Wining onSunday, February 9, 2014
Queen of industry
For The Herald
Using the quirky muses of her very royal highness Queen Victoria and Britain’s defining industrial revolution, Victoria Brown combines industry punk with contemporary chic.
From the outside VB looks warehousey, not an unfair assumption given that the space most recently acted up as the storeroom for a supermarket around the corner. A vast mural of HRH in all her glory covers the left-hand part of the entrance, and although it looks a little urban and possibly intimidating, a closer look and there are glass doors that lead to something rather smart.
A compact space, there is room for around 25 to sit at the bar, at tables or alongside the wall. I love a black-and-white check floor and the wall seats have the most fabulous of cushion prints: a Victorian era global map so you are actually sitting on top of the world. And while so many cafés have cute-looking, butt-numbing seats, these metal chairs sport welcoming pads, in royal purple and gun-metal grey of course.
But it’s the attention to detail, given that Her Madge presided over the Industrial Revolution, that makes the café section a sure-fire winner, looks wise. The brick-shape ceramic tiles that cropped up at Astor, Pérez.H and others cover the back wall behind the bar, which in turn adorned by blackboards outlining the menu and lit up by recycled Balthazar-size wine bottles. It’s a clean look, fresh with the bar and tables sporting potless plants.
Above tables, extendible lights stretch over for subtle illumination, brightening the exposed brick on one wall, and this flexibility is repeated in the shape of lift cage doors in the bar to divide up seating areas.
Hang on a second, what bar? That’s right, folks, Victoria Brown is also hiding a super-exciting bar, a fabulous monster of a space tended to by Frank’s original barmaster Ezequiel Rodriguez, of which the likes haven’t been seen for a while in Palermo.
But before I give the game away, back to the café. Innocent tourists were tucking into vast slices of Key lime pie from the The Queen’s Bakery or rib-eye meatballs from the Full Monty part of the menu, oblivious to the prep work going on behind the best hidden entrance in town (it’s behind the red brick wall, and in fact there’s a way in and a separate way out).
The great British humour (of course) is perfectly worded on the menu and I will be returning to share the Gordon Bennet brunch, probably today. I haven’t heard the phrases Fully Monty or Gordon Bennet, each with their own connotation, for quite a while and the touch of Anglo appreciation contributed to my warm, fuzzy feeling (probably a cuppa from the Belt & Braces hot drinks section dripping into my lap) within. From brekkie to brunch to lunch to tea, VB’s café has got all meals covered. My lime pie was impeccable, sharp and fresh with a fabulous cheesecake base, crumbly and crunchy in one. My watermelon juice appeared in the cutest of corked bottles, again, great attention to detail and with an eye to offer something different.

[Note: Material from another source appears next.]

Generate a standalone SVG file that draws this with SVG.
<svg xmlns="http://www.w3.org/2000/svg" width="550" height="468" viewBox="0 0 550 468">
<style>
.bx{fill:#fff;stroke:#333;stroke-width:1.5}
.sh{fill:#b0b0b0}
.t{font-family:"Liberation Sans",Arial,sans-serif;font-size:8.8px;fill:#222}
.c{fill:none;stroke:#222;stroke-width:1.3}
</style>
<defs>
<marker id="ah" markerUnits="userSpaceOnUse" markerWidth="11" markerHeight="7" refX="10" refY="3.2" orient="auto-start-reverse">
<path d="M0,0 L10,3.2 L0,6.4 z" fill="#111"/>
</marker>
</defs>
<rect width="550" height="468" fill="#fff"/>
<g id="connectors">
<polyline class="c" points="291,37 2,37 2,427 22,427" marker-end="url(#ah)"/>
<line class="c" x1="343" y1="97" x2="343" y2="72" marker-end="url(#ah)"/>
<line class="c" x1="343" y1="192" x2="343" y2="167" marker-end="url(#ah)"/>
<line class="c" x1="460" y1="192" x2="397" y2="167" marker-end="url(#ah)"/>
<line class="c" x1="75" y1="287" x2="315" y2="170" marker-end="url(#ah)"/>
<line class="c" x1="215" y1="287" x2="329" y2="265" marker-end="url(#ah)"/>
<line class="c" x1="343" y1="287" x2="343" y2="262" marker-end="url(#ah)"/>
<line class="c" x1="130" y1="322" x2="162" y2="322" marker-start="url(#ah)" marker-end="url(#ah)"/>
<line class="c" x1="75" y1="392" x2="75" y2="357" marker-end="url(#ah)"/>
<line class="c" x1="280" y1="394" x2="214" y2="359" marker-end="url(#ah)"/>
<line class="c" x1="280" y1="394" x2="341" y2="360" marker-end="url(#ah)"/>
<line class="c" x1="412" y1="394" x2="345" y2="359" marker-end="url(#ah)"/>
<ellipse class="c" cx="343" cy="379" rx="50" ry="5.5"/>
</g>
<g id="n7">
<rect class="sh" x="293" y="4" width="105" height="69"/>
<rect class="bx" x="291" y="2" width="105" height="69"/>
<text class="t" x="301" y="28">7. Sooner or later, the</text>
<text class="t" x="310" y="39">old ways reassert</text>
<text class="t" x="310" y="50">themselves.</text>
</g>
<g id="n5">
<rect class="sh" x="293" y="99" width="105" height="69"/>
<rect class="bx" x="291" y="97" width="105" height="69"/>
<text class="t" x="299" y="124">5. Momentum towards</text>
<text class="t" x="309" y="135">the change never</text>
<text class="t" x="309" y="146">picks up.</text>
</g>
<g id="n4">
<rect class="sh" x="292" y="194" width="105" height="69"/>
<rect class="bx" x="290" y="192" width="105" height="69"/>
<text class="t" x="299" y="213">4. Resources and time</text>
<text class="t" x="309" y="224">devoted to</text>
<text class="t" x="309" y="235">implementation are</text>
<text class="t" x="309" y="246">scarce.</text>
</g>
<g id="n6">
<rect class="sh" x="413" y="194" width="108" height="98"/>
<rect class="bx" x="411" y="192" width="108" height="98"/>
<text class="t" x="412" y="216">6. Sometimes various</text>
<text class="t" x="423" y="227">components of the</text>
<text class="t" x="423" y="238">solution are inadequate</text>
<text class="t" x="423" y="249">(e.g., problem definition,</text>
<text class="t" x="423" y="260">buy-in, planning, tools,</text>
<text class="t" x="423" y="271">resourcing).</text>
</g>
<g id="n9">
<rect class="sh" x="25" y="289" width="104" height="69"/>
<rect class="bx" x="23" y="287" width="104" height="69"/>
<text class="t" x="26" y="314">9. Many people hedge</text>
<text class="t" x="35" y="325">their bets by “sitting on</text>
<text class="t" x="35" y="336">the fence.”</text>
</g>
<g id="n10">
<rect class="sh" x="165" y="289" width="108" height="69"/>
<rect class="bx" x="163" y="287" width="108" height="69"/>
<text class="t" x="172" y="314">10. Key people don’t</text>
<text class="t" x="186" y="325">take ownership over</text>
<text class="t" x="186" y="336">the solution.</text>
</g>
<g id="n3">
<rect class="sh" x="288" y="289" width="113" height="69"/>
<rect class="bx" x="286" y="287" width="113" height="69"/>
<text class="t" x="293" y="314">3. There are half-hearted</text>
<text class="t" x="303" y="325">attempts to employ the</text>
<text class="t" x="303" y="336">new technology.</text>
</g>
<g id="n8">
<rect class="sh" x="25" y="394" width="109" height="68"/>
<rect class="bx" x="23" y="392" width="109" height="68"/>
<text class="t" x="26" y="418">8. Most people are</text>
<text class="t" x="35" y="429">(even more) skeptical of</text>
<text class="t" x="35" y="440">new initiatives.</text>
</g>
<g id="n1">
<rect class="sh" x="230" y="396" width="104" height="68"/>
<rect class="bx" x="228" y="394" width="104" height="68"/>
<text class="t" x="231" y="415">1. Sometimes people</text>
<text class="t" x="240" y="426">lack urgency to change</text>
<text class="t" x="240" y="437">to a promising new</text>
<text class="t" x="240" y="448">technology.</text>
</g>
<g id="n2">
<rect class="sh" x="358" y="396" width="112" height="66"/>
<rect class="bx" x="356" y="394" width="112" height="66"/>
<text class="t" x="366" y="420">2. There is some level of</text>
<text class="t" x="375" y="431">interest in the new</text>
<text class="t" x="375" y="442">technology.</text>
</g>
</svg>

But come 8pm, VB closes for an hour before dolling herself up for the night. Pass through the café and push open the secret door, the wall with a portrait, to stumble into a jaw-dropping venue. Despite the secrecy, Victoria Brown is meant to be inclusive. “This is not a speakeasy,” says Ezequiel Rodriguez ,“and anyone can get in.”
Enormous, unexpected, sexy and an indisputable tribute to all things industrial (check out the enormous timepiece mechanical works above the bar), the love story between Victoria and John Brown is also suggested .
The bar opened last Saturday, a few weeks after the café, so there has been little time to cock my tail there, but with Rodriguez and one of the original partners from Frank’s on board, the super-fresh, super-original Victoria Brown is going to be a veritable 2014 hit.